What is being asked. Omit all pictures, then retype the data exactly as given.

Source data:
□ □ □ □

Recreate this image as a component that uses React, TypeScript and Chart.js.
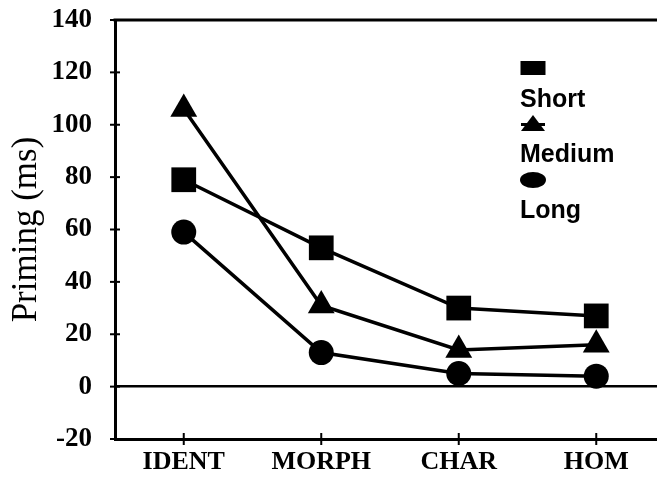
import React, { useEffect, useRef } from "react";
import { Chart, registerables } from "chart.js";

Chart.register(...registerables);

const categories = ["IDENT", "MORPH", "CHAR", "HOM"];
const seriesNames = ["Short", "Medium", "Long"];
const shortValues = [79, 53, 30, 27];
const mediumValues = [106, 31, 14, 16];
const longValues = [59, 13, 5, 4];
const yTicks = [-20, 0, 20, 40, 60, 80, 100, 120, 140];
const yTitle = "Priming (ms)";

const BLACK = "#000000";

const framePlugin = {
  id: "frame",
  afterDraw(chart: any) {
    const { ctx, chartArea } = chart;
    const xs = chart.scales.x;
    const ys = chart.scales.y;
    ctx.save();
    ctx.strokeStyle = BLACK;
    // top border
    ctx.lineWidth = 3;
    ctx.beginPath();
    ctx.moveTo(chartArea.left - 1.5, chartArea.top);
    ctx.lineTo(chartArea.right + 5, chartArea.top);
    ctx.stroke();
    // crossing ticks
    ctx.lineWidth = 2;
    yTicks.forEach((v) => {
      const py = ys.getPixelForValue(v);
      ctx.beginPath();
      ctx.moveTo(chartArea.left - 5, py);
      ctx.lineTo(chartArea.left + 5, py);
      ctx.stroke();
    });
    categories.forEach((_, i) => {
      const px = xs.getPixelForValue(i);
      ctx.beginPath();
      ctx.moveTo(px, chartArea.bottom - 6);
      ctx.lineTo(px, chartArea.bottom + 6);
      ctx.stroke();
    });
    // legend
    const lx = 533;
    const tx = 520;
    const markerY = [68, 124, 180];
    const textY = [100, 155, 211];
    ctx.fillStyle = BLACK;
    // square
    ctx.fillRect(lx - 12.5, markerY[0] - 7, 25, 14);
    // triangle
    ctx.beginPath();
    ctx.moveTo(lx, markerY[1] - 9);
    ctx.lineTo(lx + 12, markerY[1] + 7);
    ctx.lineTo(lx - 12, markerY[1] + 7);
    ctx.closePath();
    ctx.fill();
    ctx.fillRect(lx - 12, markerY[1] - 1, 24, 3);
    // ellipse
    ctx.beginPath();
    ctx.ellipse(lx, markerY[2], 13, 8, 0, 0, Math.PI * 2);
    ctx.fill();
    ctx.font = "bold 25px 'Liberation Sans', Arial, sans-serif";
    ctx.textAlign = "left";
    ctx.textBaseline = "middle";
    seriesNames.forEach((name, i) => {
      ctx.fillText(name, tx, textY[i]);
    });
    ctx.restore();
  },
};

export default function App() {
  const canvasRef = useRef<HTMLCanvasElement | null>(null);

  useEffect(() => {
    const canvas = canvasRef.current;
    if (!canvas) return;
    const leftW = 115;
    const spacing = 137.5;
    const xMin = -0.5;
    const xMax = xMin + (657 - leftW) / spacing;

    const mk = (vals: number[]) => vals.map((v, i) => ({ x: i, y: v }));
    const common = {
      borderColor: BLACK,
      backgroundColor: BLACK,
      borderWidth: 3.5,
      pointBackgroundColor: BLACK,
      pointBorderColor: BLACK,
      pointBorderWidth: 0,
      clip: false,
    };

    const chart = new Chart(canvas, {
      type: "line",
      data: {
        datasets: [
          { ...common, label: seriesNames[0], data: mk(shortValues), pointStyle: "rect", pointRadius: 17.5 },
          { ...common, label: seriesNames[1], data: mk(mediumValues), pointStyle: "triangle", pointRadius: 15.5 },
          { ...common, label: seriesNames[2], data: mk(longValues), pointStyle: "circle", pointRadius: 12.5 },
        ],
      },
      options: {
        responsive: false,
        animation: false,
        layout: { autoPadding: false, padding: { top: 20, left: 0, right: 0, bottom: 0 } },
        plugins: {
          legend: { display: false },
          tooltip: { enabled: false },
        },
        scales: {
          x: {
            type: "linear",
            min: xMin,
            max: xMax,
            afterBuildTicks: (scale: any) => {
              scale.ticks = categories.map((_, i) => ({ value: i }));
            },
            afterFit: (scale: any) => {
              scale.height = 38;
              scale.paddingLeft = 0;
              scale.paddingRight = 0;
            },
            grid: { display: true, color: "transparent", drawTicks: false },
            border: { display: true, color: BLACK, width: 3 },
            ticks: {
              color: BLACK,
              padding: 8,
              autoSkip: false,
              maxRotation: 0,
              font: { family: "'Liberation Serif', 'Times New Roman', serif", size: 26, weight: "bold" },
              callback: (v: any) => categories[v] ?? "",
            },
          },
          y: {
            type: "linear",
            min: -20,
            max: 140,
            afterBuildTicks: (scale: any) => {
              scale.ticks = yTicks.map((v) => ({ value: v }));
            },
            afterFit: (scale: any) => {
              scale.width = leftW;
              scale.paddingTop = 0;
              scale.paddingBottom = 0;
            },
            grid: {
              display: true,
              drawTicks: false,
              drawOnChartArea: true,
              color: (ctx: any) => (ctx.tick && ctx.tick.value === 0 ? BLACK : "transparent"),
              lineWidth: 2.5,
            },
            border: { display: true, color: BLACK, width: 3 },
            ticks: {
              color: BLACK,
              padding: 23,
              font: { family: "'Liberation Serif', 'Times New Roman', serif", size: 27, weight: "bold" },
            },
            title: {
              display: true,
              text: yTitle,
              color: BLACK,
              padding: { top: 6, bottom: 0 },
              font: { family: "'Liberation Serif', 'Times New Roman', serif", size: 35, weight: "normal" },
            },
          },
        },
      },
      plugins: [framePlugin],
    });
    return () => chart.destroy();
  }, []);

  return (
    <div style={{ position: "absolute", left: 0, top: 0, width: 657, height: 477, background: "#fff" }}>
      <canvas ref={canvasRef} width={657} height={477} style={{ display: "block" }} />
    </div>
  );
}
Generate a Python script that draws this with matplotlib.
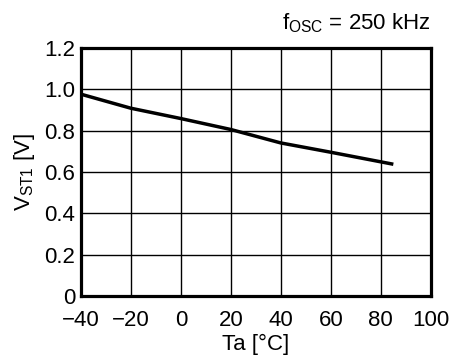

□ □ □ □

Task output.
Recreate this image as a component that uses React, TypeScript and Chart.js.
import React, { useEffect, useRef } from "react";
import { Chart, registerables } from "chart.js";

Chart.register(...registerables);

const categories = ["IDENT", "MORPH", "CHAR", "HOM"];
const seriesNames = ["Short", "Medium", "Long"];
const shortValues = [79, 53, 30, 27];
const mediumValues = [106, 31, 14, 16];
const longValues = [59, 13, 5, 4];
const yTicks = [-20, 0, 20, 40, 60, 80, 100, 120, 140];
const yTitle = "Priming (ms)";

const BLACK = "#000000";

const framePlugin = {
  id: "frame",
  afterDraw(chart: any) {
    const { ctx, chartArea } = chart;
    const xs = chart.scales.x;
    const ys = chart.scales.y;
    ctx.save();
    ctx.strokeStyle = BLACK;
    // top border
    ctx.lineWidth = 3;
    ctx.beginPath();
    ctx.moveTo(chartArea.left - 1.5, chartArea.top);
    ctx.lineTo(chartArea.right + 5, chartArea.top);
    ctx.stroke();
    // crossing ticks
    ctx.lineWidth = 2;
    yTicks.forEach((v) => {
      const py = ys.getPixelForValue(v);
      ctx.beginPath();
      ctx.moveTo(chartArea.left - 5, py);
      ctx.lineTo(chartArea.left + 5, py);
      ctx.stroke();
    });
    categories.forEach((_, i) => {
      const px = xs.getPixelForValue(i);
      ctx.beginPath();
      ctx.moveTo(px, chartArea.bottom - 6);
      ctx.lineTo(px, chartArea.bottom + 6);
      ctx.stroke();
    });
    // legend
    const lx = 533;
    const tx = 520;
    const markerY = [68, 124, 180];
    const textY = [100, 155, 211];
    ctx.fillStyle = BLACK;
    // square
    ctx.fillRect(lx - 12.5, markerY[0] - 7, 25, 14);
    // triangle
    ctx.beginPath();
    ctx.moveTo(lx, markerY[1] - 9);
    ctx.lineTo(lx + 12, markerY[1] + 7);
    ctx.lineTo(lx - 12, markerY[1] + 7);
    ctx.closePath();
    ctx.fill();
    ctx.fillRect(lx - 12, markerY[1] - 1, 24, 3);
    // ellipse
    ctx.beginPath();
    ctx.ellipse(lx, markerY[2], 13, 8, 0, 0, Math.PI * 2);
    ctx.fill();
    ctx.font = "bold 25px 'Liberation Sans', Arial, sans-serif";
    ctx.textAlign = "left";
    ctx.textBaseline = "middle";
    seriesNames.forEach((name, i) => {
      ctx.fillText(name, tx, textY[i]);
    });
    ctx.restore();
  },
};

export default function App() {
  const canvasRef = useRef<HTMLCanvasElement | null>(null);

  useEffect(() => {
    const canvas = canvasRef.current;
    if (!canvas) return;
    const leftW = 115;
    const spacing = 137.5;
    const xMin = -0.5;
    const xMax = xMin + (657 - leftW) / spacing;

    const mk = (vals: number[]) => vals.map((v, i) => ({ x: i, y: v }));
    const common = {
      borderColor: BLACK,
      backgroundColor: BLACK,
      borderWidth: 3.5,
      pointBackgroundColor: BLACK,
      pointBorderColor: BLACK,
      pointBorderWidth: 0,
      clip: false,
    };

    const chart = new Chart(canvas, {
      type: "line",
      data: {
        datasets: [
          { ...common, label: seriesNames[0], data: mk(shortValues), pointStyle: "rect", pointRadius: 17.5 },
          { ...common, label: seriesNames[1], data: mk(mediumValues), pointStyle: "triangle", pointRadius: 15.5 },
          { ...common, label: seriesNames[2], data: mk(longValues), pointStyle: "circle", pointRadius: 12.5 },
        ],
      },
      options: {
        responsive: false,
        animation: false,
        layout: { autoPadding: false, padding: { top: 20, left: 0, right: 0, bottom: 0 } },
        plugins: {
          legend: { display: false },
          tooltip: { enabled: false },
        },
        scales: {
          x: {
            type: "linear",
            min: xMin,
            max: xMax,
            afterBuildTicks: (scale: any) => {
              scale.ticks = categories.map((_, i) => ({ value: i }));
            },
            afterFit: (scale: any) => {
              scale.height = 38;
              scale.paddingLeft = 0;
              scale.paddingRight = 0;
            },
            grid: { display: true, color: "transparent", drawTicks: false },
            border: { display: true, color: BLACK, width: 3 },
            ticks: {
              color: BLACK,
              padding: 8,
              autoSkip: false,
              maxRotation: 0,
              font: { family: "'Liberation Serif', 'Times New Roman', serif", size: 26, weight: "bold" },
              callback: (v: any) => categories[v] ?? "",
            },
          },
          y: {
            type: "linear",
            min: -20,
            max: 140,
            afterBuildTicks: (scale: any) => {
              scale.ticks = yTicks.map((v) => ({ value: v }));
            },
            afterFit: (scale: any) => {
              scale.width = leftW;
              scale.paddingTop = 0;
              scale.paddingBottom = 0;
            },
            grid: {
              display: true,
              drawTicks: false,
              drawOnChartArea: true,
              color: (ctx: any) => (ctx.tick && ctx.tick.value === 0 ? BLACK : "transparent"),
              lineWidth: 2.5,
            },
            border: { display: true, color: BLACK, width: 3 },
            ticks: {
              color: BLACK,
              padding: 23,
              font: { family: "'Liberation Serif', 'Times New Roman', serif", size: 27, weight: "bold" },
            },
            title: {
              display: true,
              text: yTitle,
              color: BLACK,
              padding: { top: 6, bottom: 0 },
              font: { family: "'Liberation Serif', 'Times New Roman', serif", size: 35, weight: "normal" },
            },
          },
        },
      },
      plugins: [framePlugin],
    });
    return () => chart.destroy();
  }, []);

  return (
    <div style={{ position: "absolute", left: 0, top: 0, width: 657, height: 477, background: "#fff" }}>
      <canvas ref={canvasRef} width={657} height={477} style={{ display: "block" }} />
    </div>
  );
}
Generate a Python script that draws this with matplotlib.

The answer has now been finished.